REPUBLIKA.CO.ID, PARIS -- Presiden Prancis Emmanuel Macron meminta Presiden Amerika Serikat (AS) Donald Trump untuk mencegah kemunculan kembali kelompok ekstremis ISIS. Hal itu menyusul keputusan AS yang menarik pasukanya keluar dari Suriah utara.
Macron memperingatkan hal tersebut melalui panggilan teleponnya dengan Trump pada Senin malam waktu setempat. Dilansir Alarabiya, Macron mengatakan, penarikan pasukan AS dan serangan militer Turki selanjutnya terhadap Kurdi di wilayah itu meningkatkan ancaman bagi kebangkitan ISIS.
Pemimpin Prancis itu juga membahas hal itu dengan Presiden Turki Recep Tayyip Erdogan dan Presiden Irak Barham Saleh melalui sambungan telepon.
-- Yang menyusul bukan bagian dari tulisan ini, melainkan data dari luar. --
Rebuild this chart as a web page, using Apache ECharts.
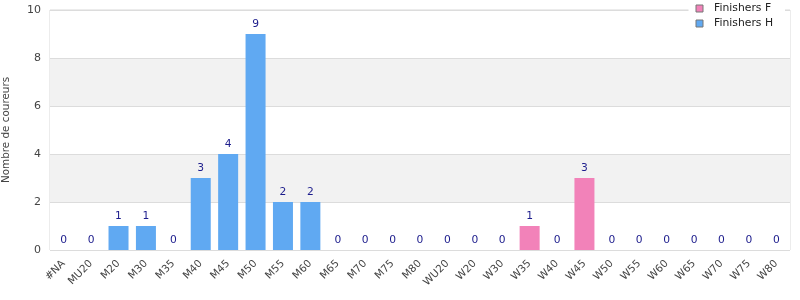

Paris dan ibu kota Eropa lainnya khawatir bahwa anggota ISIS yang dikuasai oleh otoritas Kurdi bisa saja melarikan diri dan memanfaatkan kekacauan di wilayah itu untuk berkumpul kembali.
Menurut kantor kepresidenan Prancis, percakapan antara presiden Macron dan Erdogan menggarisbawahi perbedaan pandangan yang mendalam tentang konsekuensi yang diharapkan dari serangan Turki di timur laut Suriah. Menurut sumber transkip dari percakapan yang diberikan oleh otoritas Turki, Erdogan menjelaskan kepada Macron tentang tujuan operasi militernya. Erdogan juga menjelaskan ancaman yang ditimbulkan oleh kelompok teroris ISIS dan YPG untuk keamanan Turki dan integritas wilayah Suriah.
Sementara itu, percakapan antara Macron dan presiden Irak fokus pada risiko kemanusiaan dan keamanan dari situasi saat ini. Keduanya juga membicarakan langkah-langkah yang harus diambil dalam kerangka koalisi internasional melawan ISIS. Macron mengatakan kepada Saleh bahwa Prancis berharap untuk memandang penguatan kerja sama bagi kedua negara dalam konteks tersebut.
Milisi Unit Perlindungan Rakyat Kurdi (YPG) mendapatkan dukungan AS dalam upayanya mengatasi ISIS, dan kini merasa terisolasi karena mendapatkan serangan dari Turki. YPG pun kini tergabung dalam aliansi bersama militer Suriah. "Untuk mencegah dan menghadapi agresi (Turki) ini, sebuah perjanjian telah dicapai dengan Pemerintah Suriah," ujar pernyataan otoritas Kurdi usai AS menarik pasukannya. "Nantinya Pemerintah Suriah akan mengirim pasukannya ke wilayah perbatasan untuk membantu SDF," ujarnya.
Pasukan militer Kurdi di Suriah pada Senin (14/10) mengatakan pasukan Pemerintah Suriah setuju untuk membantu mereka menghadapi invasi Turki. Peralihan arah keberpihakan itu dapat membuat Pemerintah Suriah berhadapan langsung dengan Turki yang melakukan serangan mulai 9 Oktober.
Beberapa jam setelah kesepakatan tercapai, militer Suriah pada Senin dilaporkan telah bergerak dan tiba di desa-desa di Provinsi Raqqa, Suriah utara. Mereka datang dengan bus dan truk beserta tumpukan alat perang berat. "Kami akan kembali ke posisi normal kami di perbatasan," kata seorang petinggi militer Suriah.
Dalam perang saudara yang telah berlangsung sekitar delapan tahun, Kurdi dan Pemerintah Suriah pimpinan Presiden Bashar Assad berada dalam posisi berbeda. Kurdi didukung koalisi Amerika Serikat (AS) untuk melawan milisi Negara Islam Irak dan Suriah (ISIS) di Suriah sejak 2014. Sementara itu, koalisi AS berseberangan dengan Pemerintah Suriah yang didukung Rusia.
Erdogan meluncurkan operasi militer dengan nama sandi Operation Peace Spring. Erdogan mengklaim serangan ofensif dilakukan untuk menggerus kekuatan Kurdi di perbatasan Turki dan Suriah serta menciptakan zona aman sepanjang 30 kilometer ke dalam Suriah. Dengan zona aman tersebut, Turki menyatakan jutaan pengungsi Suriah akan dapat kembali pulang ke negara mereka.
Dalam lima hari terakhir pasukan Turki dan sekutu mereka telah masuk ke kota-kota dan desa utara Suriah. Mereka juga bentrok dengan pasukan Kurdi di perbatasan sepanjang 200 kilometer. Serangan Turki telah membuat 130 ribu warga sipil terpaksa mengungsi.